Porter's documentary research, pinpointing the place and circumstances of Jones' burial, has been reconfirmed by later biographers. And Smithsonian physical anthropologist Douglas Owsley, an expert on historic burials, notes that "it isn't common at all" to find 18th-century remains sealed in a lead coffin filled with alcohol: "I can imagine them doing something like that for a very prestigious individual, if they thought they might be transporting him to his original home."
Yet it bears pointing out that a cemetery set aside for foreign Protestants in Paris—which was, after all, Europe's most cosmopolitan capital in the 18th century—could have contained many such individuals. And while Porter, in his written accounts, insisted that his workmen dug and probed for lead coffins so thoroughly that they could not possibly have missed any, there is no independent proof that they did not. Certainly, the fact that the cemetery lay beneath a built-up city block suggests that they could not easily have explored it completely. Moreover, Rogers acknowledges that it is unfortunate that Porter seems to have made no photographs or sketches of important pieces of evidence, such as the supposed monogram on the linen cap.
One last possible means of proof has not been pursued—and perhaps never will be.

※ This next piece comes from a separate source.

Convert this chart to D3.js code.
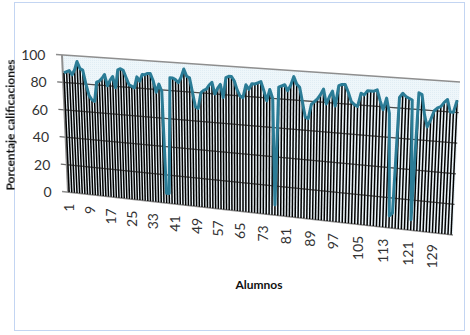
<!DOCTYPE html>
<html>
<head>
<meta charset="utf-8">
<style>
  body { margin: 0; background: #fff; }
  svg { display: block; filter: blur(0.35px); }
  text { font-family: Lato, "Open Sans", sans-serif; }
</style>
<script src="https://cdn.jsdelivr.net/npm/d3@7"></script>
</head>
<body>
<div id="grafica"></div>
<script>
var calificaciones = [
  87, 88, 89, 86, 90, 96, 91, 90, 80, 72, 69, 68, 82, 83, 85, 88, 80, 84, 87, 79,
  92, 93, 92, 87, 82, 81, 80, 88, 85, 90, 90, 91, 91, 86, 78, 84, 79, 7, 7, 89,
  89, 88, 86, 90, 96, 91, 90, 80, 70, 69, 80, 82, 83, 86, 88, 80, 84, 87, 78, 92,
  93, 93, 90, 84, 80, 79, 88, 85, 89, 89, 90, 91, 85, 78, 86, 80, 7, 88, 89, 90,
  86, 90, 96, 91, 89, 79, 69, 68, 78, 80, 82, 85, 89, 79, 84, 88, 78, 92, 93, 93,
  88, 82, 80, 79, 88, 87, 90, 90, 90, 91, 84, 78, 86, 76, 8, 10, 87, 90, 88, 87,
  86, 7, 91, 90, 77, 69, 74, 80, 82, 83, 86, 88, 80, 80, 88
];
var alumnos = calificaciones.map(function (d, i) { return i + 1; });
var xTicks = [1, 9, 17, 25, 33, 41, 49, 57, 65, 73, 81, 89, 97, 105, 113, 121, 129];
var yTicks = [0, 20, 40, 60, 80, 100];

var width = 470, height = 335;

var svg = d3.select("#grafica")
  .append("svg")
  .attr("width", width)
  .attr("height", height);

// ---------------------------//
//    PERSPECTIVE SCALES      //
// ---------------------------//

// how far along the wall each student sits (columns get wider to the right)
var along = d3.scaleLinear()
  .domain([1, 33, 65, 97, 135])
  .range([0.003, 0.221, 0.447, 0.688, 0.995]);
var up = d3.scaleLinear().domain([0, 100]).range([0, 1]);

// the four edges of the tilted plot
var xBase = d3.scaleLinear().domain([0, 1]).range([68, 453]);
var yBase = d3.scaleLinear().domain([0, 1]).range([192, 235]);
var xTop = d3.scaleLinear().domain([0, 1]).range([62, 460]);
var yTop = d3.scaleLinear().domain([0, 1]).range([55, 82]);

var px = function (f, v) {
  return xBase(f) + (xTop(f) - xBase(f)) * up(v);
};
var py = function (f, v) {
  return yBase(f) + (yTop(f) - yBase(f)) * up(v);
};

// ---------------------------//
//       BORDER AND WALL      //
// ---------------------------//

svg.append("rect")
  .attr("x", 14.5)
  .attr("y", 2.5)
  .attr("width", 450)
  .attr("height", 328)
  .style("fill", "#fff")
  .style("stroke", "#c3d5f2")
  .style("stroke-width", 1);

var pattern = svg.append("defs").append("pattern")
  .attr("id", "puntos")
  .attr("width", 2)
  .attr("height", 2)
  .attr("patternUnits", "userSpaceOnUse");
pattern.append("rect").attr("width", 2).attr("height", 2).style("fill", "#eef6fa");
pattern.append("rect").attr("width", 1).attr("height", 1).style("fill", "#e0edf4");

svg.append("polygon")
  .attr("points", [[0, 0], [1, 0], [1, 100], [0, 100]].map(function (d) {
    return px(d[0], d[1]) + "," + py(d[0], d[1]);
  }).join(" "))
  .style("fill", "url(#puntos)");

// Grid lines and the small stubs to the left of the wall
svg.append("g")
  .selectAll("line")
  .data(yTicks)
  .enter()
  .append("line")
  .attr("x1", function (d) { return px(0, d) - 6; })
  .attr("y1", function (d) { return py(0, d) - 0.5; })
  .attr("x2", function (d) { return px(1, d); })
  .attr("y2", function (d) { return py(1, d); })
  .style("stroke", function (d) { return d == 100 || d == 0 ? "#8e8e8e" : "#6e6e6e"; })
  .style("stroke-width", function (d) { return d == 100 || d == 0 ? 1.6 : 1.2; });

svg.append("line")
  .attr("x1", px(0, 0))
  .attr("y1", py(0, 0))
  .attr("x2", px(0, 100))
  .attr("y2", py(0, 100))
  .style("stroke", "#8e8e8e")
  .style("stroke-width", 2);

// ---------------------------//
//       BARS AND LINE        //
// ---------------------------//

svg.append("g")
  .selectAll("line")
  .data(alumnos)
  .enter()
  .append("line")
  .attr("x1", function (d) { return px(along(d), 0); })
  .attr("y1", function (d) { return py(along(d), 0); })
  .attr("x2", function (d) { return px(along(d), calificaciones[d - 1]); })
  .attr("y2", function (d) { return py(along(d), calificaciones[d - 1]); })
  .style("stroke", "#000")
  .style("stroke-width", 1.5);

// the grid still shows across the bars
svg.append("g")
  .selectAll("line")
  .data([20, 40, 60, 80])
  .enter()
  .append("line")
  .attr("x1", function (d) { return px(0, d); })
  .attr("y1", function (d) { return py(0, d); })
  .attr("x2", function (d) { return px(1, d); })
  .attr("y2", function (d) { return py(1, d); })
  .style("stroke", "#2b2b2b")
  .style("stroke-opacity", 0.55)
  .style("stroke-width", 1);

var linea = d3.line()
  .x(function (d) { return px(along(d), calificaciones[d - 1]); })
  .y(function (d) { return py(along(d), calificaciones[d - 1]); });

svg.append("path")
  .datum(alumnos)
  .attr("d", linea)
  .style("fill", "none")
  .style("stroke", "#2b7c96")
  .style("stroke-width", 3)
  .style("stroke-linejoin", "round");

// ---------------------------//
//          LABELS            //
// ---------------------------//

svg.append("g")
  .selectAll("text")
  .data(yTicks)
  .enter()
  .append("text")
  .attr("x", function (d) { return px(0, d) - 16.5; })
  .attr("y", function (d) { return py(0, d) + 5; })
  .attr("text-anchor", "end")
  .style("font-size", "14px")
  .style("fill", "#333")
  .text(function (d) { return d; });

svg.append("g")
  .selectAll("text")
  .data(xTicks)
  .enter()
  .append("text")
  .attr("transform", function (d) {
    return "translate(" + (xBase(along(d)) + 5) + "," + (yBase(along(d)) + 11.5) + ") rotate(-90)";
  })
  .attr("text-anchor", "end")
  .style("font-size", "14px")
  .style("fill", "#333")
  .text(function (d) { return d; });

svg.append("text")
  .attr("transform", "translate(14.5,125) rotate(-90)")
  .attr("text-anchor", "middle")
  .style("font-size", "12px")
  .style("font-weight", "bold")
  .style("fill", "#111")
  .text("Porcentaje calificaciones");

svg.append("text")
  .attr("x", 259)
  .attr("y", 289)
  .attr("text-anchor", "middle")
  .style("font-size", "12px")
  .style("font-weight", "bold")
  .style("fill", "#111")
  .text("Alumnos");
</script>
</body>
</html>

In a dingy display case in the U.S. Naval Academy Museum, a stone’s throw from Jones' crypt, sits a gold-framed miniature portrait of the man painted circa 1780 by an admiring Frenchwoman. On its reverse side, surrounding the entwined initials "JPJ," is a plaited brown circlet: a lock of Jones' hair. If the sarcophagus were ever opened, could the DNA of the hair be compared with the DNA of the corpse?
"It's a fascinating thought," says James Cheevers, the museum's senior curator, when I suggest this. Still, he's not optimistic that such testing will come to pass, especially given Jones' status among academy alumni: "I'm sure the superintendent of the Naval Academy wouldn't extend that permission without going to the highest levels of the Navy, and perhaps even beyond, considering the reverence involved."
Nikki Rogers, however, lights up at the suggestion. "I'd love to find out," she says. "But then again, he deserves his rest. He’s been through a lot."